(Rows from a dataset of charts and code)
★ ★ ★ ★
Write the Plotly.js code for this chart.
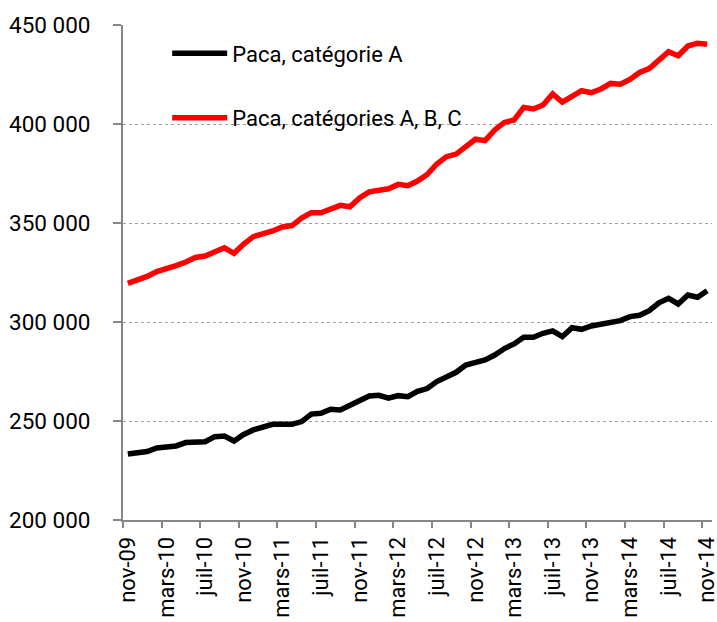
<!DOCTYPE html>
<html>
<head>
<meta charset="utf-8">
<script src="https://cdn.plot.ly/plotly-3.0.1.min.js"></script>
<style>
  html, body { margin: 0; padding: 0; background: #fff; }
  #chart { width: 717px; height: 622px; }
</style>
</head>
<body>
<div id="chart"></div>
<script>
// Months, nov-09 to nov-14
const months = [
  'nov-09', 'déc-09',
  'janv-10', 'févr-10', 'mars-10', 'avr-10', 'mai-10', 'juin-10', 'juil-10', 'août-10', 'sept-10', 'oct-10', 'nov-10', 'déc-10',
  'janv-11', 'févr-11', 'mars-11', 'avr-11', 'mai-11', 'juin-11', 'juil-11', 'août-11', 'sept-11', 'oct-11', 'nov-11', 'déc-11',
  'janv-12', 'févr-12', 'mars-12', 'avr-12', 'mai-12', 'juin-12', 'juil-12', 'août-12', 'sept-12', 'oct-12', 'nov-12', 'déc-12',
  'janv-13', 'févr-13', 'mars-13', 'avr-13', 'mai-13', 'juin-13', 'juil-13', 'août-13', 'sept-13', 'oct-13', 'nov-13', 'déc-13',
  'janv-14', 'févr-14', 'mars-14', 'avr-14', 'mai-14', 'juin-14', 'juil-14', 'août-14', 'sept-14', 'oct-14', 'nov-14'
];

// Catégorie A
const catA = [
  233300, 233800, 234600, 236400, 236600, 237400, 239100, 239500, 239500, 242100,
  242400, 239900, 243200, 245500, 247000, 248300, 248300, 248300, 249700, 253500,
  253900, 255900, 255600, 257700, 260100, 262600, 263000, 261500, 262800, 262300,
  265000, 266400, 269900, 272400, 274600, 278300, 279900, 280800, 283300, 286600,
  288900, 292300, 292300, 294300, 295500, 292600, 297100, 296300, 298000, 299000,
  299300, 300700, 302700, 303400, 305700, 309700, 312000, 309100, 313600, 312500,
  315800
];

// Catégories A, B, C
const catABC = [
  319500, 321200, 323000, 325500, 326800, 328500, 330300, 332600, 333300, 335400,
  337500, 334700, 339400, 343100, 344400, 346000, 348000, 348700, 352500, 355200,
  355200, 357300, 358900, 358200, 362600, 365700, 366200, 367300, 369500, 368800,
  371200, 374500, 379800, 383500, 384800, 388900, 392300, 391600, 397000, 400800,
  402000, 408400, 407600, 409600, 415200, 411000, 413800, 416800, 415800, 417700,
  420500, 420100, 422500, 426000, 428000, 432100, 436500, 434500, 439400, 440800,
  440300
];

const seriesNames = ['Paca, catégorie A', 'Paca, catégories A, B, C'];

const xIdx = months.map((m, i) => i);
const labelIdx = xIdx.filter(i => i % 4 === 0);

const font = "Roboto, 'Open Sans', Arial, sans-serif";
const axisGrey = '#868686';

const traces = [
  {
    x: xIdx, y: catA, mode: 'lines', name: seriesNames[0], legendgroup: 'a',
    line: {color: '#000000', width: 5.5}
  },
  {
    x: xIdx, y: catABC, mode: 'lines', name: seriesNames[1], legendgroup: 'b',
    line: {color: '#ff0000', width: 5.5}
  }
];

const layout = {
  width: 717,
  height: 622,
  margin: {l: 123, r: 5, t: 25, b: 102},
  paper_bgcolor: '#fff',
  plot_bgcolor: '#fff',
  separators: ', ',
  font: {family: font, color: '#000'},
  showlegend: true,
  legend: {
    x: 0.075, y: 0.985, xanchor: 'left', yanchor: 'top',
    bgcolor: 'rgba(0,0,0,0)',
    font: {size: 22, family: font, color: '#000'},
    traceorder: 'grouped',
    tracegroupgap: 33,
    itemwidth: 55
  },
  xaxis: {
    range: [-0.5, 60.5],
    showgrid: false,
    zeroline: false,
    showline: true,
    linecolor: axisGrey,
    linewidth: 2,
    tickmode: 'array',
    tickvals: labelIdx,
    ticktext: labelIdx.map(i => months[i]),
    ticks: '',
    tickangle: -90,
    ticklabelstandoff: 6,
    ticklabeloverflow: 'allow',
    tickfont: {size: 22, family: font, color: '#000'},
    minor: {
      tickmode: 'linear', tick0: -0.5, dtick: 4,
      ticks: 'outside', ticklen: 6, tickwidth: 2, tickcolor: axisGrey,
      showgrid: false
    },
    fixedrange: true
  },
  yaxis: {
    range: [200000, 450000],
    tickmode: 'linear', tick0: 200000, dtick: 50000,
    tickformat: ',d',
    showgrid: true,
    gridcolor: '#a0a0a0',
    griddash: 'dot',
    gridwidth: 1,
    zeroline: false,
    showline: true,
    linecolor: axisGrey,
    linewidth: 2,
    ticks: 'outside',
    ticklen: 8,
    tickwidth: 2,
    tickcolor: axisGrey,
    ticklabelstandoff: 18,
    tickfont: {size: 22.5, family: font, color: '#000'},
    fixedrange: true
  }
};

Plotly.newPlot('chart', traces, layout, {displayModeBar: false, staticPlot: true});
</script>
</body>
</html>
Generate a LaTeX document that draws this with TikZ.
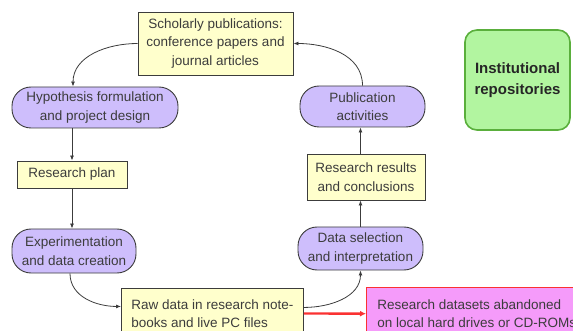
\documentclass[tikz,border=0pt]{standalone}
\usepackage{fontspec}
\setmainfont{Liberation Sans}
\usetikzlibrary{arrows.meta}
\definecolor{notefill}{RGB}{255,255,204}
\definecolor{stepfill}{RGB}{206,190,252}
\definecolor{repofill}{RGB}{178,245,160}
\definecolor{repoline}{RGB}{90,175,60}
\definecolor{lostfill}{RGB}{245,155,250}
\definecolor{lostline}{RGB}{250,50,50}
\definecolor{ink}{RGB}{60,60,60}

\begin{document}
\begin{tikzpicture}[x=1pt, y=-1pt,
  every node/.style={font=\fontsize{13.5}{18.5}\selectfont, text=ink},
  note/.style={draw=ink, fill=notefill, line width=0.9pt, align=center,
    inner sep=3pt},
  act/.style={draw=ink, fill=stepfill, line width=0.9pt, align=center,
    rounded corners=19pt, inner sep=3pt},
  repo/.style={draw=repoline, fill=repofill, line width=1.6pt, align=center,
    rounded corners=12pt, font=\fontsize{15}{21}\selectfont\bfseries,
    text=black!85},
  lost/.style={draw=lostline, fill=lostfill, line width=1.4pt, align=left,
    inner sep=8pt},
  arr/.style={-{Latex[length=5pt,width=4pt]}, ink, line width=0.8pt},
  redarr/.style={-{Latex[length=6pt,width=6pt]}, lostline, line width=2.4pt}
]
\useasboundingbox (0,0) rectangle (573,331);
\clip (0,0) rectangle (573,331);
\node[note, minimum width=155pt, minimum height=63pt] (scholarly) at (215.5,43.5)
  {Scholarly publications:\\ conference papers and\\ journal articles};
\node[act, minimum width=166pt, minimum height=41pt] (hypo) at (95,107.5)
  {Hypothesis formulation\\ and project design};
\node[act, minimum width=125pt, minimum height=41pt] (pubact) at (362.5,106.5)
  {Publication\\ activities};
\node[repo, minimum width=105pt, minimum height=100pt] (repos) at (517.5,80)
  {Institutional\\ repositories};
\node[note, minimum width=110pt, minimum height=27pt] (plan) at (72,174.5)
  {Research plan};
\node[act, minimum width=124pt, minimum height=44pt] (expt) at (74,251)
  {Experimentation\\ and data creation};
\node[note, minimum width=118pt, minimum height=46pt] (results) at (366,177)
  {Research results\\ and conclusions};
\node[act, minimum width=125pt, minimum height=43pt] (select) at (360.5,248.5)
  {Data selection\\ and interpretation};
\node[note, anchor=north west, align=left, inner sep=6pt,
  minimum width=182pt, minimum height=50pt] (rawdata) at (121,288)
  {Raw data in research note-\\ books and live PC files};
\node[lost, anchor=north west, minimum width=220pt, minimum height=52pt]
  (abandon) at (366,287)
  {Research datasets abandoned\\ on local hard drives or CD-ROMs};
\draw[arr] (scholarly.west) to[out=180, in=90] ([xshift=-22pt]hypo.north);
\draw[arr] (pubact.north) to[out=90, in=0] (scholarly.east);
\draw[arr] (plan.north |- hypo.south) -- (plan.north);
\draw[arr] (plan.south) -- (plan.south |- expt.north);
\draw[arr] ([xshift=-4pt]expt.south) to[out=-90, in=180]
  ([yshift=7pt]rawdata.west);
\draw[arr] ([yshift=6pt]rawdata.east) to[out=0, in=-90] (select.south);
\draw[arr] (select.north) -- (select.north |- results.south);
\draw[arr] (results.north -| select.north) -- (select.north |- pubact.south);
\draw[redarr] (rawdata.east) -- (abandon.west);
\end{tikzpicture}
\end{document}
★ ★ ★ ★
■ **WRITTEN PROBLEM**
Search the entries for the word "this" and pick out every line that holds it.

■ **EXPECTED ANSWER**
Write the Plotly.js code for this chart.
Generate a LaTeX document that draws this with TikZ.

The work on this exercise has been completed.